» **WHAT TO WORK ON**
Exactly the lines from the one containing "Write the Apache ECharts code for this chart." through the one containing "0.075, 0, 0.565, 0, 0, 0, 0, 0];" are to be returned, please, without any pictures.

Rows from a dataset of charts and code
----
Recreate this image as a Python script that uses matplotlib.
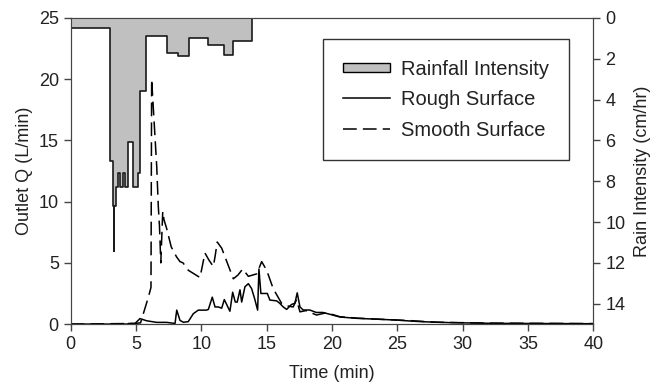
import numpy as np
import matplotlib
matplotlib.use("Agg")
import matplotlib.pyplot as plt
from matplotlib.patches import Patch, Rectangle
from matplotlib.lines import Line2D
from matplotlib.legend_handler import HandlerPatch

plt.rcParams['font.family'] = ['Liberation Sans', 'DejaVu Sans']
plt.rcParams['font.size'] = 13

# chuva (cm/hr), degraus "post"
rain_t = [0, 3.02, 3.27, 3.30, 3.33, 3.48, 3.65, 3.78, 3.99, 4.17, 4.42, 4.80,
          5.18, 5.31, 5.77, 7.35, 8.25, 9.06, 10.5, 11.7, 12.45, 13.85, 40]
rain_v = [0.5, 7.0, 9.2, 11.4, 9.2, 8.3, 7.6, 8.3, 7.6, 8.3, 6.1, 8.3,
          7.6, 3.6, 0.9, 1.7, 1.85, 1.0, 1.35, 1.8, 1.15, 0.0, 0.0]

# superficie rugosa (L/min)
rough_t = [0, 4.4, 4.42, 4.93, 5.31, 5.82, 6.59, 7.35, 7.99, 8.12, 8.37, 8.63,
           9.0, 9.39, 9.77, 10.4, 10.54, 10.84, 11.05, 11.3, 11.56, 11.76, 11.94,
           12.19, 12.4, 12.6, 12.75, 12.96, 13.09, 13.34, 13.6, 13.85, 14.1, 14.31,
           14.41, 14.56, 15.05, 15.25, 15.76, 16.0, 16.27, 16.53, 16.9, 17.16,
           17.34, 17.55, 17.8, 18.3, 18.8, 19.3, 19.84, 20.6, 21.9, 23.4, 24.9,
           26.0, 27.0, 29.0, 32.3, 40]
rough_q = [0, 0, 0.05, 0.05, 0.45, 0.27, 0.14, 0.14, 0.05, 1.14, 0.3, 0.15,
           0.2, 0.85, 1.14, 1.14, 1.2, 2.2, 1.4, 1.4, 1.3, 2.0, 1.6,
           1.05, 2.6, 1.8, 1.8, 2.8, 1.8, 3.05, 3.3, 2.9, 2.0, 1.14,
           4.5, 2.5, 2.5, 1.96, 1.9, 1.7, 1.4, 1.2, 1.6, 1.7,
           2.55, 1.4, 1.15, 1.15, 0.95, 0.95, 0.8, 0.58, 0.47, 0.4, 0.33,
           0.25, 0.19, 0.12, 0.06, 0.03]

# superficie lisa (L/min)
smooth_t = [0, 4.9, 5.35, 5.95, 6.15, 6.2, 6.59, 6.71, 6.8, 6.9, 7.05, 7.15,
            7.35, 7.7, 8.1, 8.37, 8.6, 9.0, 9.6, 9.9, 10.28, 10.6, 10.92, 11.05,
            11.22, 11.56, 12.06, 12.45, 12.8, 13.17, 13.6, 14.24, 14.62, 15.0,
            15.5, 16.14, 16.5, 17.03, 17.29, 17.55, 18.0, 18.82, 19.59, 20.6,
            22, 24, 26, 28, 32, 40]
smooth_q = [0, 0.05, 0.1, 2.2, 3.0, 20.0, 12.85, 9.6, 8.0, 5.0, 9.2, 8.5,
            7.8, 6.3, 5.5, 5.1, 5.0, 4.4, 4.0, 3.8, 5.8, 5.2, 4.7, 5.5,
            6.7, 6.2, 4.8, 3.7, 4.0, 4.5, 3.9, 4.1, 5.1, 4.4,
            2.9, 1.7, 1.5, 1.4, 2.0, 1.0, 1.1, 0.74, 0.93, 0.6,
            0.48, 0.38, 0.28, 0.15, 0.08, 0.04]

cor_texto = '#222222'
cor_eixo = '#444444'


# retangulo mais baixo para a legenda da chuva
def retanguloLegenda(legend, orig_handle, xdescent, ydescent, width, height, fontsize):
    return Rectangle((-xdescent, -ydescent + height * 0.2), width, height * 0.6)


fig = plt.figure(figsize=(6.6, 3.9), dpi=100)
ax = fig.add_axes([0.107, 0.169, 0.792, 0.785])
ax2 = ax.twinx()

ax.plot(rough_t, rough_q, color='k', lw=1.1)
ax.plot(smooth_t, smooth_q, color='k', lw=1.1, dashes=(9, 4))

ax2.fill_between(rain_t, 0, rain_v, step='post', facecolor='#c0c0c0', lw=0)
ax2.step(rain_t, rain_v, where='post', color='#1a1a1a', lw=1.2)

ax.set_xlim(0, 40)
ax.set_ylim(0, 25)
ax.set_xticks(np.arange(0, 41, 5))
ax.set_yticks(np.arange(0, 26, 5))
ax2.set_ylim(15, 0)
ax2.set_yticks(np.arange(0, 15, 2))

ax.set_xlabel('Time (min)', color=cor_texto, labelpad=9)
ax.set_ylabel('Outlet Q (L/min)', color=cor_texto, labelpad=4)
ax2.set_ylabel('Rain Intensity (cm/hr)', color=cor_texto, labelpad=6)

for a in (ax, ax2):
    a.tick_params(colors=cor_eixo, labelcolor=cor_texto, length=5, width=1)
    for s in a.spines.values():
        s.set_color(cor_eixo)

handles = [Patch(facecolor='#c0c0c0', edgecolor='k', lw=1),
           Line2D([], [], color='k', lw=1.1),
           Line2D([], [], color='k', lw=1.1, dashes=(9, 4))]
labels = ['Rainfall Intensity', 'Rough Surface', 'Smooth Surface']
leg = ax2.legend(handles, labels, loc='upper left', bbox_to_anchor=(0.489, 0.899),
                 bbox_transform=fig.transFigure, borderaxespad=0, fancybox=False,
                 framealpha=1, edgecolor='#333333', fontsize=14.5,
                 handlelength=2.35, handletextpad=0.55, borderpad=1.0,
                 labelspacing=0.58,
                 handler_map={Patch: HandlerPatch(patch_func=retanguloLegenda)})
leg.get_frame().set_linewidth(1.0)
for t in leg.get_texts():
    t.set_color(cor_texto)

fig.savefig('out.png', dpi=100)
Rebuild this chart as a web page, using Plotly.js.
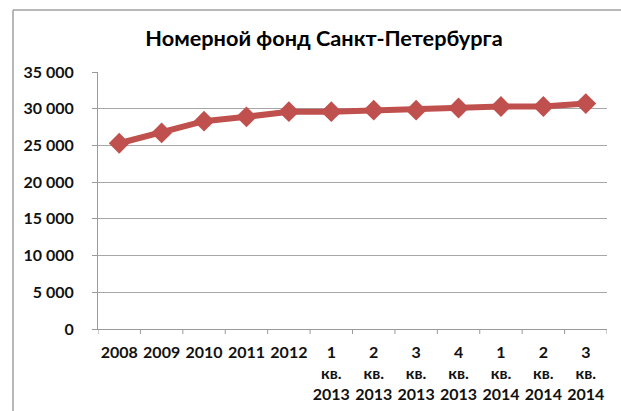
<!DOCTYPE html>
<html>
<head>
<meta charset="utf-8">
<script src="https://cdn.plot.ly/plotly-3.0.1.min.js"></script>
<style>
  html, body { margin: 0; padding: 0; background: #fff; }
  #chart { width: 621px; height: 411px; }
</style>
</head>
<body>
<div id="chart"></div>
<script>
const categories = ["2008", "2009", "2010", "2011", "2012",
  "1<br>кв.<br>2013", "2<br>кв.<br>2013", "3<br>кв.<br>2013", "4<br>кв.<br>2013",
  "1<br>кв.<br>2014", "2<br>кв.<br>2014", "3<br>кв.<br>2014"];
const roomStock = [25300, 26700, 28300, 28900, 29600, 29600, 29800, 29800, 30100, 30300, 30300, 30700];
const yTickValues = [0, 5000, 10000, 15000, 20000, 25000, 30000, 35000];
const chartTitle = "Номерной фонд Санкт-Петербурга";

const W = 621, H = 411;
const margin = { l: 98, r: 14, t: 72, b: 82 };
const pw = W - margin.l - margin.r, ph = H - margin.t - margin.b;
const px = v => (v - margin.l) / pw;
const py = v => (H - margin.b - v) / ph;

const font = "Lato, 'Open Sans', sans-serif";

const trace = {
  x: categories.map((c, i) => i),
  y: roomStock,
  type: "scatter",
  mode: "lines+markers",
  line: { color: "#c0504d", width: 6 },
  marker: { symbol: "diamond", size: 16, color: "#c0504d" },
  hoverinfo: "y"
};

const layout = {
  width: W, height: H,
  margin: margin,
  paper_bgcolor: "#fff", plot_bgcolor: "#fff",
  showlegend: false,
  title: {
    text: "<b>" + chartTitle + "</b>",
    font: { family: font, size: 21.7, color: "#000" },
    x: 324 / W, xref: "container", xanchor: "center",
    y: 1 - 38 / H, yref: "container", yanchor: "middle"
  },
  xaxis: {
    range: [-0.5, categories.length - 0.5],
    tickmode: "array",
    tickvals: categories.map((c, i) => i),
    ticktext: categories.map(c => "<b>" + c + "</b>"),
    showgrid: false,
    zeroline: false,
    showline: true, linecolor: "#9a9a9a", linewidth: 1,
    ticks: "",
    ticklabelstandoff: 9,
    tickfont: { family: font, size: 16, color: "#111" },
    tickangle: 0,
    fixedrange: true
  },
  yaxis: {
    range: [0, 35000],
    tickmode: "array",
    tickvals: yTickValues,
    ticktext: yTickValues.map(v => "<b>" + (v === 0 ? "0" : Math.floor(v / 1000) + " " + String(v % 1000).padStart(3, "0")) + "</b>"),
    showgrid: true, gridcolor: "#a6a6a6", gridwidth: 1,
    zeroline: false,
    showline: true, linecolor: "#9a9a9a", linewidth: 1,
    ticks: "outside", ticklen: 5, tickcolor: "#9a9a9a",
    ticklabelstandoff: 15,
    tickfont: { family: font, size: 16, color: "#111" },
    fixedrange: true
  },
  shapes: [
    ...categories.map((c, i) => ({
      type: "line", xref: "x", yref: "paper",
      x0: i + 0.5, x1: i + 0.5, y0: 0, y1: -5 / ph,
      line: { color: "#9a9a9a", width: 1 }
    })),
    {
      type: "line", xref: "x", yref: "paper",
      x0: -0.5, x1: -0.5, y0: 0, y1: -5 / ph,
      line: { color: "#9a9a9a", width: 1 }
    },
    { type: "line", xref: "paper", yref: "paper", x0: px(13), x1: px(621), y0: py(10), y1: py(10),
      line: { color: "#a0a0a0", width: 1.5 } },
    { type: "line", xref: "paper", yref: "paper", x0: px(13), x1: px(13), y0: py(10), y1: py(411),
      line: { color: "#a0a0a0", width: 1.5 } }
  ]
};

Plotly.newPlot("chart", [trace], layout, { displayModeBar: false, staticPlot: true });
</script>
</body>
</html>
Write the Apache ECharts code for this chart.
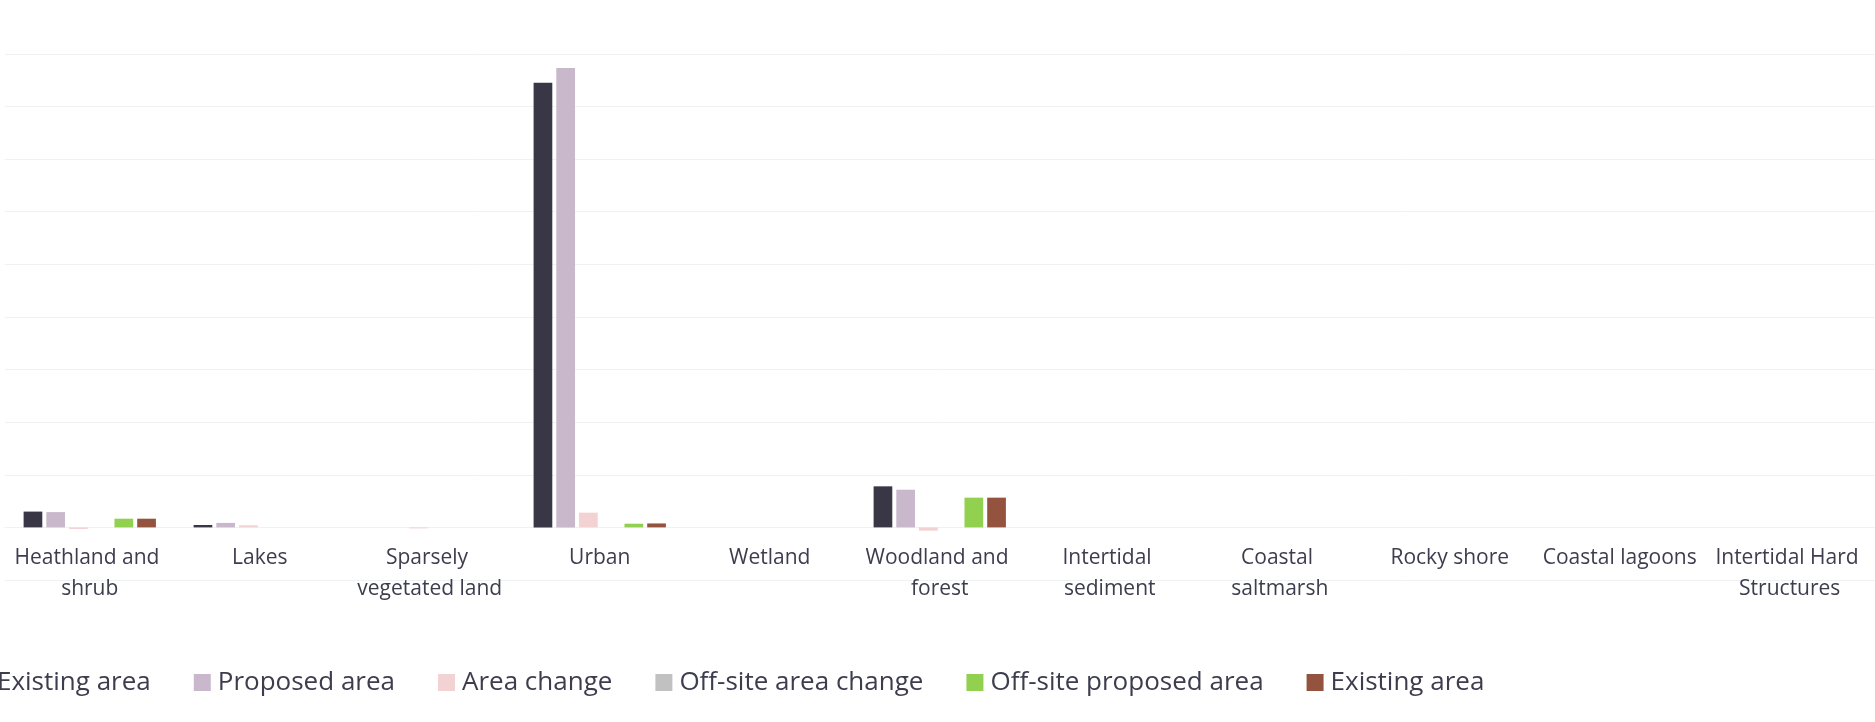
<!DOCTYPE html>
<html>
<head>
<meta charset="utf-8">
<title>Habitat area by broad habitat type</title>
<script src="https://cdn.jsdelivr.net/npm/echarts@6/dist/echarts.min.js"></script>
<style>
  html, body { margin: 0; padding: 0; background: #ffffff; }
  #chart { width: 1875px; height: 722px; }
</style>
</head>
<body>
<div id="chart"></div>
<script>
// Broad habitat categories along the x axis
const categories = [
  'Heathland and shrub', 'Lakes', 'Sparsely vegetated land', 'Urban', 'Wetland',
  'Woodland and forest', 'Intertidal sediment', 'Coastal saltmarsh', 'Rocky shore',
  'Coastal lagoons', 'Intertidal Hard Structures'
];

// Area values per category (hectares)
const existingArea        = [0.30, 0.045, 0, 8.45, 0, 0.78, 0, 0, 0, 0, 0];
const proposedArea        = [0.29, 0.085, 0, 8.73, 0, 0.716, 0, 0, 0, 0, 0];
const areaChange          = [-0.03, 0.04, -0.02, 0.28, 0, -0.063, 0, 0, 0, 0, 0];
const offsiteAreaChange   = [0, 0, 0, 0, 0, 0, 0, 0, 0, 0, 0];
const offsiteProposedArea = [0.165, 0, 0, 0.07, 0, 0.565, 0, 0, 0, 0, 0];
const offsiteExistingArea = [0.165, 0, 0, 0.075, 0, 0.565, 0, 0, 0, 0, 0];

// Series keys and the legend text shown for each
const seriesKeys   = ['existing', 'proposed', 'change', 'offsiteChange', 'offsiteProposed', 'offsiteExisting'];
const legendLabels = ['Existing area', 'Proposed area', 'Area change', 'Off-site area change', 'Off-site proposed area', 'Existing area'];
const seriesValues = [existingArea, proposedArea, areaChange, offsiteAreaChange, offsiteProposedArea, offsiteExistingArea];
const seriesColors = ['#393745', '#c9b7cb', '#f3d2d4', '#c1c1c1', '#92d050', '#93533f'];

const FONT = "'Open Sans', 'Noto Sans', sans-serif";
const TEXT_COLOR = '#3d3d4e';
const GRID_COLOR = '#eef2f2';

const chart = echarts.init(document.getElementById('chart'), null, { renderer: 'canvas' });

const labelOf = {};
seriesKeys.forEach((k, i) => { labelOf[k] = legendLabels[i]; });

chart.setOption({
  backgroundColor: '#ffffff',
  animation: false,
  color: seriesColors,
  legend: {
    data: seriesKeys,
    left: -27,
    top: 669.5,
    padding: 0,
    itemWidth: 17,
    itemHeight: 17,
    itemGap: 43,
    icon: 'rect',
    formatter: name => labelOf[name],
    textStyle: { fontFamily: FONT, fontSize: 26, color: TEXT_COLOR, padding: [0, 0, 0, 2] }
  },
  grid: { left: 4.75, right: -5, top: 53.8, bottom: 142, containLabel: false },
  xAxis: {
    type: 'category',
    data: categories,
    axisLine: { show: true, onZero: true, lineStyle: { color: GRID_COLOR, width: 1 } },
    axisTick: { show: false },
    axisLabel: {
      interval: 0,
      // labels sit just under the zero line, one grid step above the axis edge
      margin: -37,
      width: 165,
      overflow: 'break',
      lineHeight: 31,
      fontFamily: FONT,
      fontSize: 21,
      color: TEXT_COLOR
    }
  },
  yAxis: {
    type: 'value',
    min: -1,
    max: 9,
    interval: 1,
    axisLine: { show: false },
    axisTick: { show: false },
    axisLabel: { show: false },
    splitLine: { lineStyle: { color: GRID_COLOR, width: 1 } }
  },
  series: seriesKeys.map((k, i) => ({
    name: k,
    type: 'bar',
    data: seriesValues[i],
    barWidth: 18.7,
    barGap: '21.5%',
    itemStyle: { color: seriesColors[i] }
  }))
});
</script>
</body>
</html>
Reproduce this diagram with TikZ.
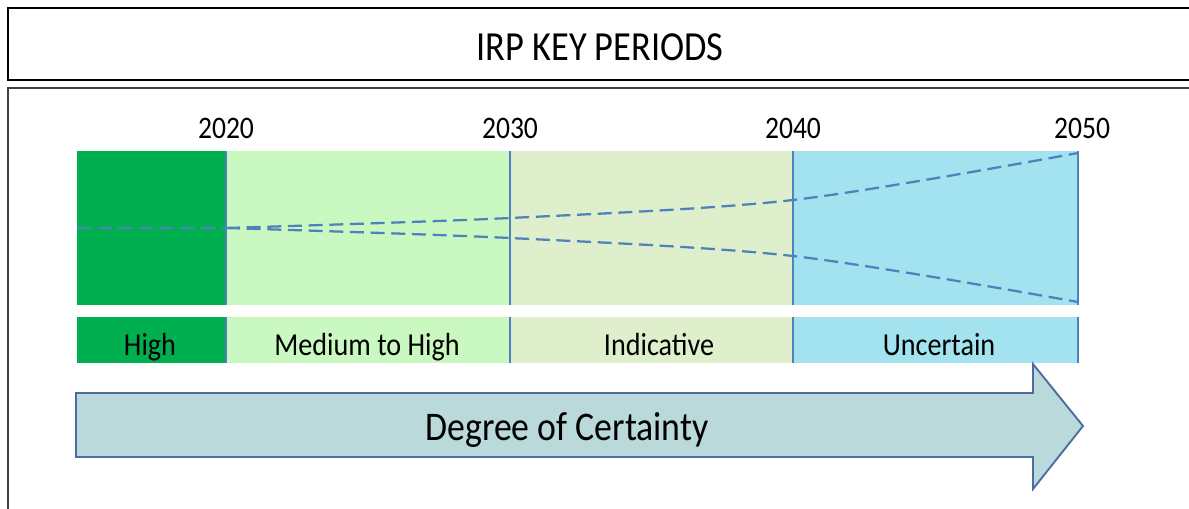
\documentclass[tikz,border=0pt]{standalone}
\usepackage{fontspec}
\setmainfont{Carlito}[FakeStretch=0.88]
\usepackage{tikz}
\usetikzlibrary{positioning,calc}
\definecolor{hiGreen}{HTML}{00B050}
\definecolor{mhGreen}{HTML}{C9F9C1}
\definecolor{indGreen}{HTML}{DFEFCB}
\definecolor{uncBlue}{HTML}{A2E3EF}
\definecolor{lineBlue}{HTML}{4F81BD}
\definecolor{arrowFill}{HTML}{B9D9DB}
\definecolor{arrowLine}{HTML}{4A6CA0}
\tikzset{
  titlebox/.style = {draw=black, line width=1.9pt},
  framebox/.style = {draw=black!75, line width=1.4pt},
  yearlbl/.style  = {anchor=base, inner sep=0pt,
    font=\fontsize{23.5}{25}\selectfont},% year above a boundary
  bandlbl/.style  = {anchor=base, inner sep=0pt,
    font=\fontsize{24}{26}\selectfont},% certainty band text
  divider/.style  = {draw=lineBlue, line width=1.1pt},
  trend/.style    = {draw=lineBlue, line width=1.7pt,
    dash pattern=on 10.5pt off 5pt},
  certarrow/.style = {draw=arrowLine, fill=arrowFill, line width=1.4pt,
    line join=miter}
}

\begin{document}
\begin{tikzpicture}[x=0.75pt,y=-0.75pt]
\useasboundingbox (0,0) rectangle (1189,508);
\clip (0,0) rectangle (1189,508);

% frames
\draw [titlebox] (8,8) rectangle (1200,80);
\node [anchor=base, inner sep=0pt, font=\fontsize{31}{33}\selectfont]
  (title) at (600,60) {IRP KEY PERIODS};
\draw [framebox] (8,88) rectangle (1200,530);

% period boundaries
\coordinate (b0) at (77,151);
\coordinate (b1) at (226,151);
\coordinate (b2) at (510,151);
\coordinate (b3) at (793,151);
\coordinate (b4) at (1078,151);

% chart bands
\fill [hiGreen]  (b0) rectangle (226,305);
\fill [mhGreen]  (b1) rectangle (510,305);
\fill [indGreen] (b2) rectangle (793,305);
\fill [uncBlue]  (b3) rectangle (1078,305);

% label bands
\fill [hiGreen]  (77,317)  rectangle (226,363);
\fill [mhGreen]  (226,317) rectangle (510,363);
\fill [indGreen] (510,317) rectangle (793,363);
\fill [uncBlue]  (793,317) rectangle (1078,363);

\foreach \b in {b1,b2,b3,b4} {
  \draw [divider] (\b) -- ($(\b)+(0,154)$);
  \draw [divider] ($(\b)+(0,166)$) -- ($(\b)+(0,212)$);
}

% years
\node [yearlbl] (y2020) at (226,138) {2020};
\node [yearlbl] (y2030) at (510,138) {2030};
\node [yearlbl] (y2040) at (793,138) {2040};
\node [yearlbl] (y2050) at (1082,138) {2050};

% band labels
\node [bandlbl] (lhigh) at (150,355) {High};
\node [bandlbl] (lmed)  at (367,355) {Medium to High};
\node [bandlbl] (lind)  at (659,355) {Indicative};
\node [bandlbl] (lunc)  at (939,355) {Uncertain};

% spread of outcomes
\coordinate (s0) at (77,228);
\coordinate (s1) at (226,228);
\coordinate (u1) at (510,218);
\coordinate (u2) at (793,200);
\coordinate (u3) at (1078,153);
\coordinate (d1) at (510,238);
\coordinate (d2) at (793,256);
\coordinate (d3) at (1078,302);
\draw [trend] (s0) -- (s1);
\draw [trend] plot [smooth, tension=0.5] coordinates {(s1) (u1) (u2) (u3)};
\draw [trend] plot [smooth, tension=0.5] coordinates {(s1) (d1) (d2) (d3)};

% degree of certainty arrow
\draw [certarrow] (76,393) -- (1033,393) -- (1033,364) -- (1083,426)
  -- (1033,489) -- (1033,457) -- (76,457) -- cycle;
\node [anchor=base, inner sep=0pt, font=\fontsize{30.5}{32}\selectfont]
  (certainty) at (567,440) {Degree of Certainty};
\end{tikzpicture}
\end{document}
----
» **OUTPUT OF THE TASK**
Write the Apache ECharts code for this chart.
<!DOCTYPE html>
<html>
<head>
<meta charset="utf-8">
<title>Habitat area by broad habitat type</title>
<script src="https://cdn.jsdelivr.net/npm/echarts@6/dist/echarts.min.js"></script>
<style>
  html, body { margin: 0; padding: 0; background: #ffffff; }
  #chart { width: 1875px; height: 722px; }
</style>
</head>
<body>
<div id="chart"></div>
<script>
// Broad habitat categories along the x axis
const categories = [
  'Heathland and shrub', 'Lakes', 'Sparsely vegetated land', 'Urban', 'Wetland',
  'Woodland and forest', 'Intertidal sediment', 'Coastal saltmarsh', 'Rocky shore',
  'Coastal lagoons', 'Intertidal Hard Structures'
];

// Area values per category (hectares)
const existingArea        = [0.30, 0.045, 0, 8.45, 0, 0.78, 0, 0, 0, 0, 0];
const proposedArea        = [0.29, 0.085, 0, 8.73, 0, 0.716, 0, 0, 0, 0, 0];
const areaChange          = [-0.03, 0.04, -0.02, 0.28, 0, -0.063, 0, 0, 0, 0, 0];
const offsiteAreaChange   = [0, 0, 0, 0, 0, 0, 0, 0, 0, 0, 0];
const offsiteProposedArea = [0.165, 0, 0, 0.07, 0, 0.565, 0, 0, 0, 0, 0];
const offsiteExistingArea = [0.165, 0, 0, 0.075, 0, 0.565, 0, 0, 0, 0, 0];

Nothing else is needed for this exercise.